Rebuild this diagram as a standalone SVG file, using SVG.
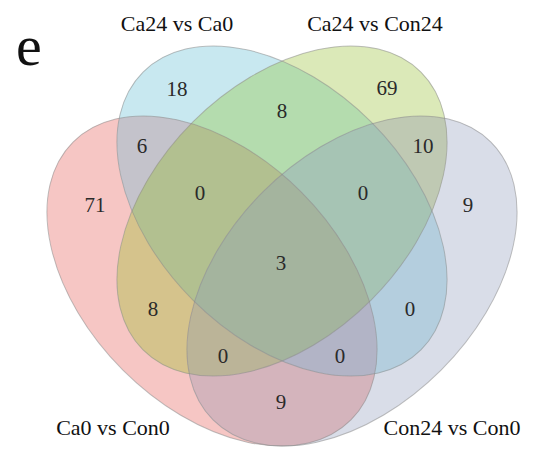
<svg xmlns="http://www.w3.org/2000/svg" width="542" height="454" viewBox="0 0 542 454">
  <style>
    .edge { fill: none; stroke: #8c8c8c; stroke-opacity: 0.55; stroke-width: 1; }
    .lbl { font-family: "Liberation Serif", "Times New Roman", serif; font-size: 22px; fill: #111; text-anchor: middle; }
    .num { font-family: "Liberation Serif", "Times New Roman", serif; font-size: 21px; fill: #2a2a2a; text-anchor: middle; }
  </style>
  <defs>
    <!-- set shapes: equal ellipses tilted ±45° -->
    <ellipse id="eR" cx="212" cy="281" rx="196.5" ry="126" transform="rotate(45 212 281)"/>
    <ellipse id="eB" cx="282" cy="211" rx="196.5" ry="126" transform="rotate(45 282 211)"/>
    <ellipse id="eG" cx="282" cy="211" rx="196.5" ry="126" transform="rotate(-45 282 211)"/>
    <ellipse id="eY" cx="352" cy="281" rx="196.5" ry="126" transform="rotate(-45 352 281)"/>
    <clipPath id="cR"><ellipse cx="212" cy="281" rx="196.5" ry="126" transform="rotate(45 212 281)"/></clipPath>
    <clipPath id="cB"><ellipse cx="282" cy="211" rx="196.5" ry="126" transform="rotate(45 282 211)"/></clipPath>
    <clipPath id="cG"><ellipse cx="282" cy="211" rx="196.5" ry="126" transform="rotate(-45 282 211)"/></clipPath>
    <clipPath id="cY"><ellipse cx="352" cy="281" rx="196.5" ry="126" transform="rotate(-45 352 281)"/></clipPath>
    <rect id="full" x="0" y="0" width="542" height="454"/>
  </defs>
  <rect width="542" height="454" fill="#ffffff"/>

  <!-- panel letter -->
  <text x="16" y="65" font-family="'Liberation Serif', 'Times New Roman', serif" font-size="58" fill="#111">e</text>

  <!-- single-set areas -->
  <g id="set-ca0-con0">
    <use href="#eR" fill="#F6C6C4"/>
    <text class="lbl" x="113" y="435">Ca0 vs Con0</text>
  </g>
  <g id="set-con24-con0">
    <use href="#eY" fill="#D9DDE8"/>
    <text class="lbl" x="452" y="435">Con24 vs Con0</text>
  </g>
  <g id="set-ca24-ca0">
    <use href="#eB" fill="#C8E8F0"/>
    <text class="lbl" x="177" y="31">Ca24 vs Ca0</text>
  </g>
  <g id="set-ca24-con24">
    <use href="#eG" fill="#DBE9B8"/>
    <text class="lbl" x="375" y="31">Ca24 vs Con24</text>
  </g>

  <!-- overlap areas, painted from two-way to four-way -->
  <g id="overlaps">
    <g clip-path="url(#cR)"><g clip-path="url(#cB)"><use href="#full" fill="#C4C3CB"/></g></g>
    <g clip-path="url(#cB)"><g clip-path="url(#cG)"><use href="#full" fill="#B4DCAE"/></g></g>
    <g clip-path="url(#cG)"><g clip-path="url(#cY)"><use href="#full" fill="#BFC9B3"/></g></g>
    <g clip-path="url(#cR)"><g clip-path="url(#cG)"><use href="#full" fill="#D5C38C"/></g></g>
    <g clip-path="url(#cR)"><g clip-path="url(#cY)"><use href="#full" fill="#D4B4BC"/></g></g>
    <g clip-path="url(#cB)"><g clip-path="url(#cY)"><use href="#full" fill="#B4CEDE"/></g></g>

    <g clip-path="url(#cR)"><g clip-path="url(#cB)"><g clip-path="url(#cG)"><use href="#full" fill="#B2C090"/></g></g></g>
    <g clip-path="url(#cB)"><g clip-path="url(#cG)"><g clip-path="url(#cY)"><use href="#full" fill="#A6C4B4"/></g></g></g>
    <g clip-path="url(#cR)"><g clip-path="url(#cG)"><g clip-path="url(#cY)"><use href="#full" fill="#BBB498"/></g></g></g>
    <g clip-path="url(#cR)"><g clip-path="url(#cB)"><g clip-path="url(#cY)"><use href="#full" fill="#B2B4C6"/></g></g></g>

    <g clip-path="url(#cR)"><g clip-path="url(#cB)"><g clip-path="url(#cG)"><g clip-path="url(#cY)"><use href="#full" fill="#A4B49E"/></g></g></g></g>
  </g>

  <!-- outlines -->
  <g id="outlines">
    <use href="#eR" class="edge"/>
    <use href="#eY" class="edge"/>
    <use href="#eB" class="edge"/>
    <use href="#eG" class="edge"/>
  </g>

  <!-- region counts -->
  <g id="counts">
    <text class="num" x="177" y="96">18</text>
    <text class="num" x="387" y="95">69</text>
    <text class="num" x="282" y="118">8</text>
    <text class="num" x="142" y="153">6</text>
    <text class="num" x="423" y="153">10</text>
    <text class="num" x="95" y="212">71</text>
    <text class="num" x="468" y="212">9</text>
    <text class="num" x="200" y="200">0</text>
    <text class="num" x="363" y="200">0</text>
    <text class="num" x="281" y="270">3</text>
    <text class="num" x="153" y="316">8</text>
    <text class="num" x="410" y="316">0</text>
    <text class="num" x="223" y="363">0</text>
    <text class="num" x="340" y="363">0</text>
    <text class="num" x="281" y="409">9</text>
  </g>
</svg>
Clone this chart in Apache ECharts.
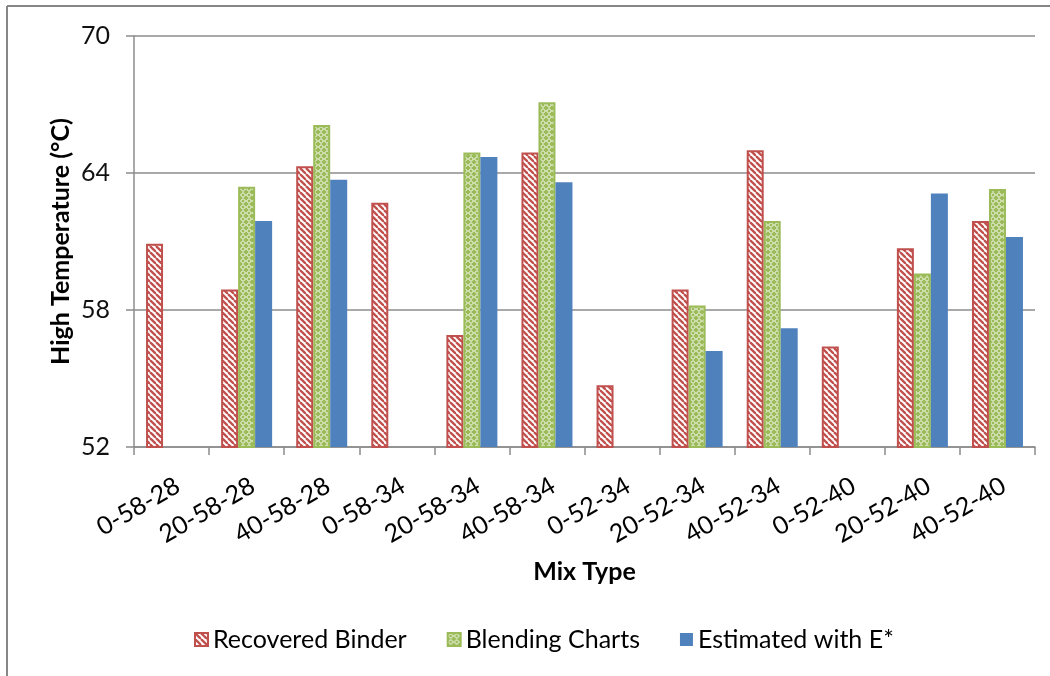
<!DOCTYPE html>
<html>
<head>
<meta charset="utf-8">
<style>
  html, body { margin: 0; padding: 0; background: #fff; }
  #chart { width: 1050px; height: 676px; }
</style>
<script src="https://cdn.jsdelivr.net/npm/echarts@6/dist/echarts.min.js"></script>
</head>
<body>
<div id="chart"></div>
<script>
// Mix designations along the x axis
const mixTypes = ['0-58-28', '20-58-28', '40-58-28', '0-58-34', '20-58-34', '40-58-34',
                  '0-52-34', '20-52-34', '40-52-34', '0-52-40', '20-52-40', '40-52-40'];

// High PG temperature (°C) by method; null where no value exists
const recoveredBinder = [60.9, 58.9, 64.3, 62.7, 56.9, 64.9, 54.7, 58.9, 65.0, 56.4, 60.7, 61.9];
const blendingCharts  = [null, 63.4, 66.1, null, 64.9, 67.1, null, 58.2, 61.9, null, 59.6, 63.3];
const estimatedWithE  = [null, 61.9, 63.7, null, 64.7, 63.6, null, 56.2, 57.2, null, 63.1, 61.2];

const yTicks = [52, 58, 64, 70];

const FONT = 'Lato, "Open Sans", sans-serif';

// Hatched fill: red downward diagonals on white
function stripePattern() {
  const s = 6;
  const c = document.createElement('canvas');
  c.width = s; c.height = s;
  const g = c.getContext('2d');
  g.fillStyle = '#ffffff';
  g.fillRect(0, 0, s, s);
  g.strokeStyle = '#C0504D';
  g.lineWidth = 2.3;
  for (let k = -s; k <= s; k += s) {
    g.beginPath();
    g.moveTo(k, 0);
    g.lineTo(k + s, s);
    g.stroke();
  }
  return c;
}

// Lattice fill: white chain links on green
function latticePattern() {
  const s = 6;
  const c = document.createElement('canvas');
  c.width = s; c.height = s;
  const g = c.getContext('2d');
  g.fillStyle = '#9BBB59';
  g.fillRect(0, 0, s, s);
  g.strokeStyle = '#ffffff';
  g.lineWidth = 1;
  g.beginPath();
  g.moveTo(3, 0.5); g.lineTo(5.5, 3); g.lineTo(3, 5.5); g.lineTo(0.5, 3); g.closePath();
  g.stroke();
  return c;
}

const chart = echarts.init(document.getElementById('chart'), null, { renderer: 'canvas' });

const barW = 17;

chart.setOption({
  animation: false,
  backgroundColor: '#ffffff',
  textStyle: { fontFamily: FONT },
  grid: { left: 134, right: 15, top: 36, bottom: 229, containLabel: false },
  graphic: [
    { type: 'line', shape: { x1: 7, y1: 6, x2: 1050, y2: 6 }, style: { stroke: '#878787', lineWidth: 2 }, silent: true },
    { type: 'line', shape: { x1: 7, y1: 6, x2: 7, y2: 676 }, style: { stroke: '#878787', lineWidth: 2 }, silent: true }
  ],
  legend: {
    bottom: 19,
    left: 189,
    itemWidth: 13,
    itemHeight: 13,
    itemGap: 40,
    icon: 'rect',
    textStyle: { fontFamily: FONT, fontSize: 25, color: '#000' },
    data: ['Recovered Binder', 'Blending Charts', 'Estimated with E*']
  },
  xAxis: {
    type: 'category',
    data: mixTypes,
    name: 'Mix Type',
    nameLocation: 'middle',
    nameGap: 112,
    nameMoveOverlap: false,
    nameTextStyle: { fontFamily: FONT, fontSize: 25, fontWeight: 'bold', color: '#000' },
    axisLine: { lineStyle: { color: '#8c8c8c', width: 1.5 } },
    axisTick: { show: true, length: 8, alignWithLabel: false, lineStyle: { color: '#8c8c8c', width: 1.5 } },
    axisLabel: { rotate: 30, margin: 26, verticalAlign: 'top', fontFamily: FONT, fontSize: 25, color: '#000', interval: 0 },
    splitLine: { show: false }
  },
  yAxis: {
    type: 'value',
    min: 52,
    max: 70,
    interval: 6,
    name: 'High Temperature (°C)',
    nameLocation: 'middle',
    nameGap: 61,
    nameMoveOverlap: false,
    nameTextStyle: { fontFamily: FONT, fontSize: 25, fontWeight: 'bold', color: '#000' },
    axisLine: { show: true, lineStyle: { color: '#8c8c8c', width: 1.5 } },
    axisTick: { show: true, length: 8, inside: false, lineStyle: { color: '#8c8c8c', width: 1.5 } },
    axisLabel: {
      margin: 24, fontFamily: FONT, fontSize: 25, color: '#111',
      formatter: v => (yTicks.indexOf(v) >= 0 ? String(v) : '')
    },
    splitLine: { show: true, lineStyle: { color: '#8c8c8c', width: 1.5 } }
  },
  series: [
    {
      name: 'Recovered Binder',
      type: 'bar',
      data: recoveredBinder,
      barWidth: barW,
      barGap: '0%',
      itemStyle: { color: { image: stripePattern(), repeat: 'repeat' }, borderColor: '#C0504D', borderWidth: 2 }
    },
    {
      name: 'Blending Charts',
      type: 'bar',
      data: blendingCharts,
      barWidth: barW,
      barGap: '0%',
      itemStyle: { color: { image: latticePattern(), repeat: 'repeat' }, borderColor: '#9BBB59', borderWidth: 2 }
    },
    {
      name: 'Estimated with E*',
      type: 'bar',
      data: estimatedWithE,
      barWidth: barW,
      barGap: '0%',
      itemStyle: { color: '#4F81BD' }
    }
  ]
});
</script>
</body>
</html>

§ **Task requirements**: Look through the entries above and list every line containing "this".

§ **The result**:
Rebuild this diagram as a standalone SVG file, using SVG.
Clone this chart in Apache ECharts.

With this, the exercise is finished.